Today Emily and I had to go into Glasgow to pick up her new glasses. She has been given these to help her with reading- remarkably, the particular colour of blue they are tinted with seem to increase her reading speed by around 50%. Previously she had somehow coped with words swimming around in her vision- particularly at the ends of lines, making it almost impossible to find her way through dense blocks of text without huge effort. How she managed so well up till now is a mystery to all of us.
Anyway, this also meant that my pointedly deferred shopping expedition sort of came back to haunt me. Emily needed a new dress for her birthday meal with friends at the weekend so we went out into the crowds of Buchannan street- in the middle of all the Christmas madness.
But I am not less appalled by it all.
If anything could sum it all up for me it is this-
I read this poster in the toilets in St Enochs Square shopping centre. (OK- Emily noticed the same thing and this poster was in the ladies loo. She took this photograph. Obviously.)

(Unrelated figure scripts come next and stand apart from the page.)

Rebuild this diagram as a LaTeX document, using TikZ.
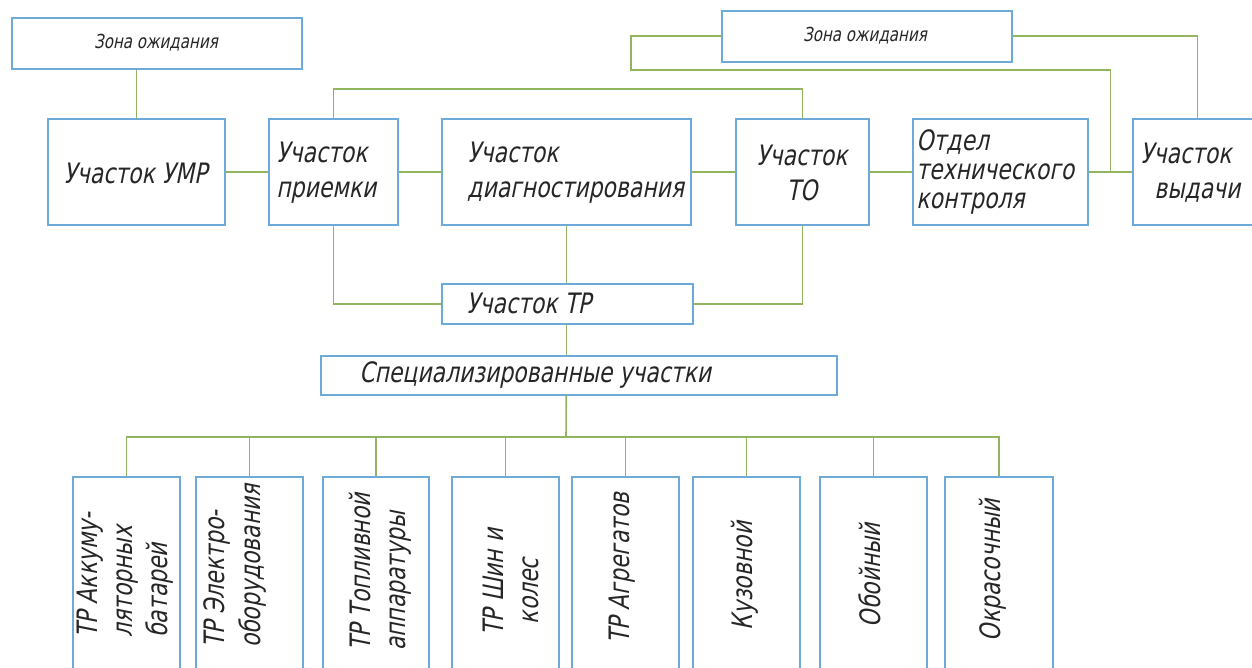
\documentclass[tikz,border=0pt]{standalone}
\usepackage{fontspec}
\newfontfamily\gost{DejaVu Sans}[FakeStretch=0.78, FakeSlant=0.2]
\definecolor{boxblue}{RGB}{110,170,215}
\definecolor{linegreen}{RGB}{145,180,95}
\tikzset{
  box/.style={draw=boxblue, line width=0.9pt, inner sep=0pt, fill=white},
  conn/.style={draw=linegreen, line width=0.9pt},
  lbl/.style={font=\gost\fontsize{16}{20}\selectfont, inner sep=0pt, text=black!85},
  small/.style={font=\gost\fontsize{11}{12}\selectfont, inner sep=0pt, text=black!85},
  vlbl/.style={lbl, rotate=90, align=left},
}
\newcommand{\pbox}[5]{%
  \node[box, anchor=north west, minimum width={(#4-#2)*0.02cm}, minimum height={(#5-#3)*0.02cm}] (#1) at (#2,#3) {};}
\begin{document}
\begin{tikzpicture}[x=0.02cm, y=-0.02cm]
\useasboundingbox (0,0) rectangle (1252,668);
\clip (0,0) rectangle (1252,668);
% top row
\pbox{zl}{11}{17}{301}{68}
\pbox{zr}{721}{10}{1011}{61}
\pbox{umr}{47}{118}{224}{224}
\pbox{pri}{268}{118}{397}{224}
\pbox{diag}{441}{118}{690}{224}
\pbox{to}{735}{118}{868}{224}
\pbox{otk}{912}{118}{1087}{224}
\pbox{vyd}{1132}{118}{1261}{224}
\pbox{tr}{441}{283}{692}{323}
\pbox{spec}{320}{355}{836}{394}
% bottom row
\pbox{b1}{72}{476}{179}{690}
\pbox{b2}{195}{476}{302}{690}
\pbox{b3}{322}{476}{428}{690}
\pbox{b4}{451}{476}{558}{690}
\pbox{b5}{571}{476}{678}{690}
\pbox{b6}{692}{476}{799}{690}
\pbox{b7}{819}{476}{926}{690}
\pbox{b8}{944}{476}{1052}{690}

% texts
\node[small] (tzl) at (156,43) {Зона ожидания};
\node[small] (tzr) at (865,36) {Зона ожидания};
\node[lbl] (tumr) at (135.5,173) {Участок УМР};
\node[lbl, align=left, anchor=west] (tpri) at (276,173) {Участок\\приемки};
\node[lbl, align=left, anchor=west] (tdiag) at (467,173) {Участок\\диагностирования};
\node[lbl, align=center] (tto) at (802,173) {Участок\\ТО};
\node[lbl, align=left, anchor=west, font=\gost\fontsize{16}{16.5}\selectfont] (totk) at (916,172) {Отдел\\технического\\контроля};
\node[lbl, align=left, anchor=west] (tvyd) at (1140,173) {Участок\\\hspace*{0.5em}выдачи};
\node[lbl, anchor=west] (ttr) at (466,303) {Участок ТР};
\node[lbl, anchor=west] (tspec) at (359,375) {Специализированные участки};

\node[vlbl] (t1) at (125,575) {ТР Аккуму-\\ляторных\\батарей};
\node[vlbl] (t2) at (235,566) {ТР Электро-\\оборудования};
\node[vlbl] (t3) at (380,572) {ТР Топливной\\аппаратуры};
\node[vlbl] (t4) at (511,582) {ТР Шин и\\\hspace*{0.4em}колес};
\node[vlbl] (t5) at (622,568) {ТР Агрегатов};
\node[vlbl] (t6) at (745,576) {Кузовной};
\node[vlbl] (t7) at (870,575) {Обойный};
\node[vlbl] (t8) at (993,570) {Окрасочный};

% connectors
\draw[conn] (umr.north) -- (umr.north |- zl.south);
\draw[conn] (umr.east) -- (pri.west);
\draw[conn] (pri.east) -- (diag.west);
\draw[conn] (diag.east) -- (to.west);
\draw[conn] (to.east) -- (otk.west);
\draw[conn] (otk.east) -- (vyd.west);
\path (otk.east) -- (vyd.west) coordinate[pos=0.5] (j);
\draw[conn] (pri.north) -- ++(0,-29) -| (to.north);
\draw[conn] (zr.west) -- ++(-90,0) -- ++(0,34) -| (j);
\draw[conn] (zr.east) -| (vyd.north);
\draw[conn] (pri.south) |- (tr.west);
\draw[conn] (tr.east) -| (to.south);
\draw[conn] (diag.south) -- (diag.south |- tr.north);
\draw[conn] (diag.south |- tr.south) -- (diag.south |- spec.north);
\coordinate (bus) at (566,437);
\draw[conn] (diag.south |- spec.south) -- (bus);
\draw[conn] (b1.north) -- (b1.north |- bus) -- (b8.north |- bus) -- (b8.north);
\foreach \b in {b2,b3,b4,b5,b6,b7}
  \draw[conn] (\b.north) -- (\b.north |- bus);
\end{tikzpicture}
\end{document}
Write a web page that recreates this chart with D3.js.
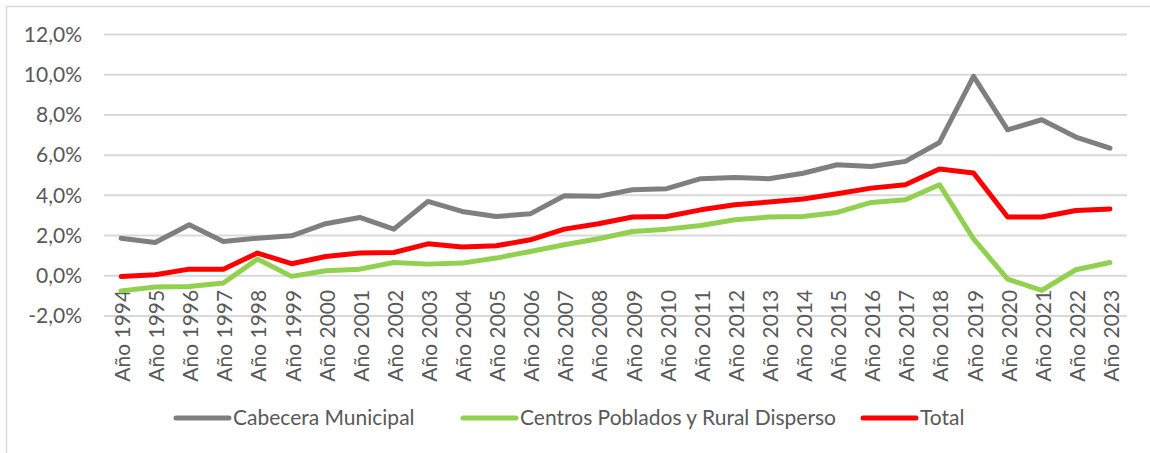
<!DOCTYPE html>
<html lang="es">
<head>
<meta charset="UTF-8">
<title>Tasa de crecimiento</title>
<script src="https://d3js.org/d3.v7.min.js"></script>
<style>
  body { margin: 0; background: #fff; }
  svg { display: block; font-family: Lato, "Noto Sans", sans-serif; }
  .tick text { fill: #595959; }
</style>
</head>
<body>
<svg id="chart" width="1150" height="453"></svg>
<script>
// years on the x axis
const years = d3.range(1994, 2024).map(y => "Año " + y);

// values, in percent
const cabecera = [1.87, 1.66, 2.54, 1.71, 1.87, 1.99, 2.59, 2.90, 2.32, 3.70,
                  3.20, 2.95, 3.08, 3.98, 3.95, 4.28, 4.33, 4.83, 4.89, 4.83,
                  5.10, 5.52, 5.44, 5.69, 6.63, 9.92, 7.26, 7.76, 6.90, 6.35];
const centros  = [-0.75, -0.56, -0.53, -0.36, 0.83, -0.03, 0.25, 0.33, 0.66, 0.58,
                  0.63, 0.88, 1.21, 1.54, 1.84, 2.20, 2.32, 2.50, 2.79, 2.92,
                  2.95, 3.15, 3.65, 3.78, 4.53, 1.83, -0.17, -0.73, 0.30, 0.66];
const total    = [-0.03, 0.05, 0.33, 0.33, 1.13, 0.60, 0.96, 1.13, 1.16, 1.59,
                  1.43, 1.49, 1.79, 2.32, 2.59, 2.92, 2.95, 3.28, 3.53, 3.67,
                  3.82, 4.08, 4.36, 4.53, 5.31, 5.11, 2.92, 2.92, 3.25, 3.32];

const yTicks = [-2, 0, 2, 4, 6, 8, 10, 12];

const series = [
  { name: "Cabecera Municipal", values: cabecera, color: "#7f7f7f" },
  { name: "Centros Poblados y Rural Disperso", values: centros, color: "#92d050" },
  { name: "Total", values: total, color: "#ff0000" }
];

const fontSize = 21;
const svg = d3.select("#chart");

// outer frame (only top and left edges are visible in the crop)
svg.append("rect")
    .attr("x", 6.5).attr("y", 6.5)
    .attr("width", 1200).attr("height", 500)
    .attr("fill", "none")
    .attr("stroke", "#d9d9d9")
    .attr("stroke-width", 1.5);

const plotLeft = 104, plotRight = 1127;

const x = d3.scaleBand()
    .domain(years)
    .range([plotLeft, plotRight]);

const y = d3.scaleLinear()
    .domain([-2, 12])
    .range([316, 34.5]);

// gridlines
svg.append("g")
  .selectAll("line")
  .data(yTicks)
  .join("line")
    .attr("x1", plotLeft).attr("x2", plotRight)
    .attr("y1", d => y(d)).attr("y2", d => y(d))
    .attr("stroke", "#d9d9d9")
    .attr("stroke-width", 2);

// y axis labels
const yAxis = d3.axisLeft(y)
    .tickValues(yTicks)
    .tickSize(0)
    .tickPadding(0)
    .tickFormat(d => d.toFixed(1).replace(".", ",") + "%");

svg.append("g")
    .attr("transform", "translate(82,0)")
    .call(yAxis)
    .call(g => g.select(".domain").remove())
    .selectAll("text")
    .attr("font-size", fontSize)
    .attr("font-family", "Lato, 'Noto Sans', sans-serif");

// x axis labels, rotated, hanging below the 0% line
const xAxis = d3.axisBottom(x).tickSize(0).tickPadding(0);

svg.append("g")
    .attr("transform", "translate(0," + y(0) + ")")
    .call(xAxis)
    .call(g => g.select(".domain").remove())
    .selectAll("text")
    .attr("font-size", fontSize)
    .attr("font-family", "Lato, 'Noto Sans', sans-serif")
    .attr("text-anchor", "end")
    .attr("dy", null)
    .attr("y", 0)
    .attr("transform", "translate(9,14) rotate(-90)");

// lines
const line = d3.line()
    .x((d, i) => x(years[i]) + x.bandwidth() / 2)
    .y(d => y(d));

svg.append("g")
  .selectAll("path")
  .data(series)
  .join("path")
    .attr("d", d => line(d.values))
    .attr("fill", "none")
    .attr("stroke", d => d.color)
    .attr("stroke-width", 5)
    .attr("stroke-linejoin", "round")
    .attr("stroke-linecap", "round");

// legend
const legendX = [176, 463, 863];
const legend = svg.append("g")
  .selectAll("g")
  .data(series)
  .join("g")
    .attr("transform", (d, i) => `translate(${legendX[i]},418)`);

legend.append("line")
    .attr("x1", 0).attr("x2", 53)
    .attr("stroke", d => d.color)
    .attr("stroke-width", 5)
    .attr("stroke-linecap", "round");

legend.append("text")
    .attr("x", 57)
    .attr("dy", "0.35em")
    .attr("font-size", fontSize)
    .attr("fill", "#595959")
    .text(d => d.name);
</script>
</body>
</html>
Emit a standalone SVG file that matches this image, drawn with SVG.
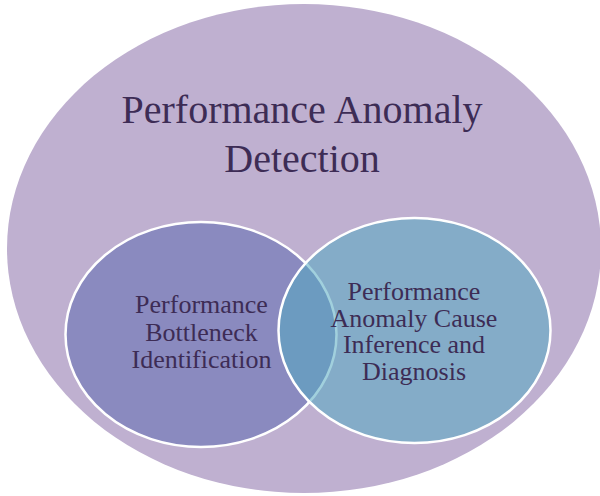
<svg xmlns="http://www.w3.org/2000/svg" width="600" height="496" viewBox="0 0 600 496">
<style>
text{font-family:'Liberation Serif','Times New Roman',serif;fill:#3D2C55;text-anchor:middle}
.t{font-size:40px}
.s{font-size:26px}
</style>
<rect width="600" height="496" fill="#FFFFFF"/>
<g id="outer">
<ellipse cx="304" cy="248.5" rx="297" ry="244.5" fill="#BFB0D0"/>
<text class="t" x="302" y="123">Performance Anomaly</text>
<text class="t" x="302" y="172">Detection</text>
</g>
<g id="left">
<ellipse cx="201" cy="334.5" rx="135.5" ry="112.5" fill="#8A8ABF" stroke="#FFFFFF" stroke-width="2.5"/>
<text class="s" x="201.5" y="313.3">Performance</text>
<text class="s" x="201.5" y="341">Bottleneck</text>
<text class="s" x="201.5" y="368.3">Identification</text>
</g>
<g id="right">
<ellipse cx="414.5" cy="330.5" rx="136" ry="112.5" fill="#54AAC1" fill-opacity="0.55" stroke="#FFFFFF" stroke-width="2.5"/>
<text class="s" x="414" y="300">Performance</text>
<text class="s" x="414" y="326.7">Anomaly Cause</text>
<text class="s" x="414" y="353.3">Inference and</text>
<text class="s" x="414" y="380">Diagnosis</text>
</g>
<g id="connectors"/>
</svg>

Whilst I was reading the poster, two young lads came in. They hovered a little- it was crowded, and they were encumbered by sleeping bags and rucksacks. It was obvious by that they were rough sleepers, in for a clean up and a bit of warmth.
The contrast with this poster seemed great at first- then less so. The edges of this credit driven culture we have created can be seen in both the poster and these rough sleeping young men. It suddenly seemed to me all about disconnection.
Disconnection from one another- from community and place. Disconnection from the means of production, and from the land that sustains us. Disconnection from the spirit of man, and from the Spirit of the Living God.
What madness is it that makes us still think that we can keep making money from plastic cards and using it to buy ever more stuff? What crazyness drives us to feed our addiction for more credit even by desperate measures like this- trying to screw more money out of banks who have already brought us all to the edge of the abyss by lending too much of the stuff?
As if the best we can now hope for was this last loophole through which we might get a little more free money.
Last week in Dunoon, one of the ‘hole in the wall’ cash machines went wrong, and started paying out double the money that people requested. Pretty soon, the word got out and a queue formed down the street. The bank, in panic, asked the police to come, just to turn people away.
Not a good advert for the people of our town, even if we might regard the banks as fair game given their impact on the economy. But perhaps none of us are that different- who could ever turn down some free money?